Вот памятный мне характерный пример прямо из первой же книжки.
Во второй из главок, написанных Игорем и главным героем которых поэтому является его персонаж, славный Баг Лобо, впервые возникает один из заокеанских гостей Ордуси, будущих друзей Бага — японец Люлю. Мой соавтор, вероятно, еще не вполне отрешившись от мира, который он к тому времени отчасти уже сотворил и который впоследствии стал местом действия для его сольного проекта «Пластилиновая жизнь», привычно назвал японца от лица Бага «джепом».
Напиши он обычное «японец», я бы и внимания не обратил, и Люлю так и остался бы до скончания евразийской симфонии обыкновенным японцем. Но Игорь, создавая атмосферу, ордусский колорит, да и душу Бага заодно, совершенно оправданно применил как бы некий местный бытовой жаргонизм. Я с ходу понял, что так и должно быть, это правильно, это вкусно, именно такие детали и создают полнокровный мир — но только термин не тот, потому что создает совсем не тот мир. И переправил джепа на нихонца. И Игорь не то что не возражал, хотя формально имел бы для того все возможности — у нас была изначальная договоренность, что каждый пишет главки за своего героя, а соавтор в этих главках имеет право лишь совещательного голоса; напротив, подхватил. Все японцы отныне стали у нас нихонцами, а найденный случайно алгоритм создания деталей и Игорем, и мной слаженно применялся и в дальнейшем.

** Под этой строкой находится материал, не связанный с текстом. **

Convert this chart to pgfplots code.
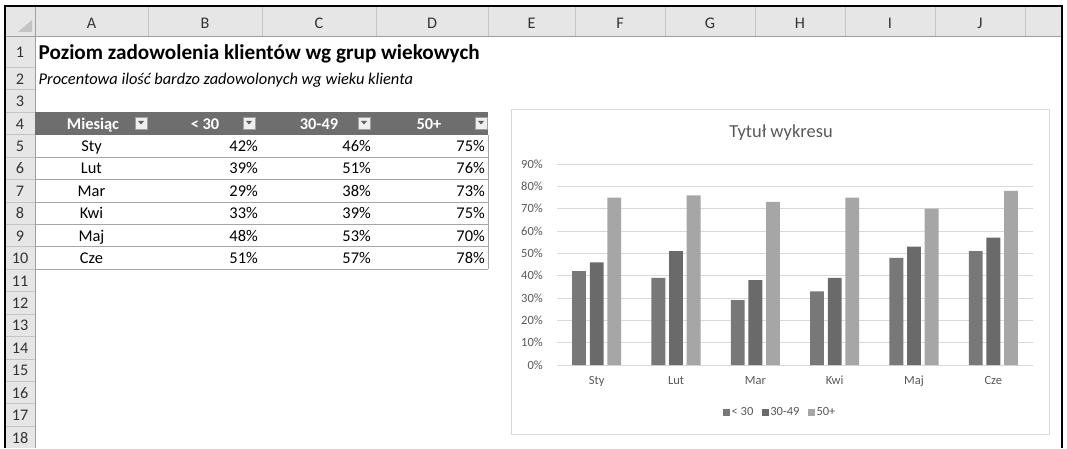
\documentclass[border=0pt]{standalone}
\usepackage{fontspec}
\setmainfont{Carlito}
\usepackage{pgfplots}
\pgfplotsset{compat=1.18}
\definecolor{hdr}{HTML}{E6E6E6}
\definecolor{hsep}{HTML}{C4C4C4}
\definecolor{hline}{HTML}{9E9E9E}
\definecolor{rowtxt}{HTML}{333333}
\definecolor{tblhead}{HTML}{6E6E6E}
\definecolor{tblline}{HTML}{A6A6A6}
\definecolor{btn}{HTML}{EFEFEF}
\definecolor{btnb}{HTML}{A0A0A0}
\definecolor{btna}{HTML}{606060}
\definecolor{chartb}{HTML}{D9D9D9}
\definecolor{gridc}{HTML}{D9D9D9}
\definecolor{txt}{HTML}{595959}
\definecolor{cA}{HTML}{787878}
\definecolor{cB}{HTML}{6A6A6A}
\definecolor{cC}{HTML}{A6A6A6}
\begin{document}
\begin{tikzpicture}[x=1pt,y=1pt,
  rn/.style={anchor=base, inner sep=0pt, font=\fontsize{16.2}{19}\selectfont, text=rowtxt},
  cell/.style={inner sep=0pt, font=\fontsize{16.4}{19}\selectfont, text=black}]
\useasboundingbox (0,0) rectangle (1067,448);
\fill[white] (0,0) rectangle (1067,448);
% column header band and row header column
\fill[hdr] (5,411) rectangle (1062,442);
\fill[hdr] (5,0) rectangle (35,411);
\foreach \x in {148,262,376,488,575,665,755,845,935,1025}
  \draw[hsep, line width=0.8pt] (\x,411) -- (\x,442);
\draw[hline, line width=1pt] (5,411) -- (1062,411);
\draw[hline, line width=1pt] (35,0) -- (35,442);
\foreach \r in {1,...,17}
  \draw[hsep, line width=0.8pt] (5,{448-(67.4+(\r-1)*22.43)}) -- (35,{448-(67.4+(\r-1)*22.43)});
% corner triangle
\fill[hsep] (32,428) -- (32,416) -- (18,416) -- cycle;
% screenshot frame
\draw[black, line width=1.3pt] (5,0) -- (5,442) -- (1062,442) -- (1062,0);
% column letters
\foreach \c/\x in {A/91.5,B/205,C/319,D/432,E/531.5,F/620,G/710,H/800,I/890,J/980}
  \node[rn] at (\x,419) {\c};
% row numbers
\node[rn] at (20,{448-57.5}) {1};
\foreach \r in {2,...,18}
  \node[rn] at (20,{448-(61.8+(\r-1)*22.43)}) {\r};
% title and subtitle
\node[anchor=base west, inner sep=0pt, font=\fontsize{21.2}{25}\selectfont\bfseries] at (38.5,{448-59.5}) {Poziom zadowolenia klientów wg grup wiekowych};
\node[anchor=base west, inner sep=0pt, font=\fontsize{16.4}{19}\selectfont\itshape] at (38.5,{448-84.2}) {Procentowa ilość bardzo zadowolonych wg wieku klienta};
% table header
\fill[tblhead] (35,{448-134.7}) rectangle (488,{448-112.3});
\foreach \t/\x in {Miesiąc/93,{< 30}/205,30-49/319,50+/429}
  \node[cell, anchor=base, text=white, font=\fontsize{16.4}{19}\selectfont\bfseries] at (\x,{448-129.1}) {\t};
\foreach \xa in {135,243,358,475} {
  \filldraw[fill=btn, draw=btnb, line width=0.6pt] (\xa,319) rectangle ({\xa+12},331);
  \fill[btna] ({\xa+3},327) -- ({\xa+9},327) -- ({\xa+6},323.5) -- cycle;
}
% table rows
\foreach \r/\m/\a/\b/\d in {5/Sty/42/46/75,6/Lut/39/51/76,7/Mar/29/38/73,8/Kwi/33/39/75,9/Maj/48/53/70,10/Cze/51/57/78} {
  \node[cell, anchor=base] at (91.5,{448-(61.8+(\r-1)*22.43)}) {\m};
  \node[cell, anchor=base east] at (258,{448-(61.8+(\r-1)*22.43)}) {\a\%};
  \node[cell, anchor=base east] at (371,{448-(61.8+(\r-1)*22.43)}) {\b\%};
  \node[cell, anchor=base east] at (485,{448-(61.8+(\r-1)*22.43)}) {\d\%};
  \draw[tblline, line width=0.8pt] (35,{448-(67.4+(\r-1)*22.43)}) -- (488,{448-(67.4+(\r-1)*22.43)});
}
\draw[tblline, line width=0.8pt] (488,{448-134.7}) -- (488,{448-269.3});
% chart area
\filldraw[fill=white, draw=chartb, line width=1pt] (511,14) rectangle (1049,338);
\node[font=\fontsize{18.4}{22}\selectfont, text=txt, inner sep=0pt] at (781,{448-133}) {Tytuł wykresu};
\begin{axis}[
  at={(557pt,83pt)}, anchor=south west,
  scale only axis, width=476pt, height=201pt,
  ybar=3.76pt, bar width=13.84pt,
  xmin=-0.5, xmax=5.5, ymin=0, ymax=90,
  xtick={0,...,5}, xticklabels={Sty,Lut,Mar,Kwi,Maj,Cze},
  ytick={0,10,...,90},
  yticklabels={0\%,10\%,20\%,30\%,40\%,50\%,60\%,70\%,80\%,90\%},
  ymajorgrids, grid style={draw=gridc, line width=0.75pt},
  axis line style={draw=none}, major tick length=0pt,
  tick label style={font=\fontsize{12.5}{14}\selectfont, text=txt, inner sep=0pt},
  yticklabel style={anchor=east, xshift=-14pt},
  xticklabel style={anchor=base, yshift=-19pt},
  legend style={at={(0.4685,-0.234)}, anchor=center, draw=none, fill=none,
    legend columns=3, font=\fontsize{12.5}{14}\selectfont, text=txt,
    nodes={inner sep=1.5pt},
    /tikz/every even column/.append style={column sep=7pt}},
  legend image code/.code={\fill[#1] (0pt,-3.5pt) rectangle (7pt,3.5pt);},
  clip=false,
]
\addplot[fill=cA, draw=none] coordinates {(0,42) (1,39) (2,29) (3,33) (4,48) (5,51)};
\addplot[fill=cB, draw=none] coordinates {(0,46) (1,51) (2,38) (3,39) (4,53) (5,57)};
\addplot[fill=cC, draw=none] coordinates {(0,75) (1,76) (2,73) (3,75) (4,70) (5,78)};
\legend{< 30,30-49,50+}
\end{axis}
\end{tikzpicture}
\end{document}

Для тех, кто не очень понимает разницу, поясню. И по-японски, и по-китайски название страны Япония пишется одними и теми же иероглифами. По-японски они читаются «нихон», по-китайски «жибэнь». Впервые о существовании страны Японии в Европе узнали, видимо, от Марко Поло, который был в Китае (если был) и потому называл эту страну примерно так, как ему слышалось, то есть на китайский манер: Чипин. И во всех европейских языках название Японии являются вариациями этого звучания: Джапан, Жапон; из-за англоязычного названия страны Джапан жителей ее, японцев, в США порой именуют запросто джепами. К нам в Россию первые сведения о Японии пришли не напрямую через Сибирь, а по длинной транзитной дуге из Европы. Поэтому русское название этой страны сохраняет рудиментарный отпечаток европейскости.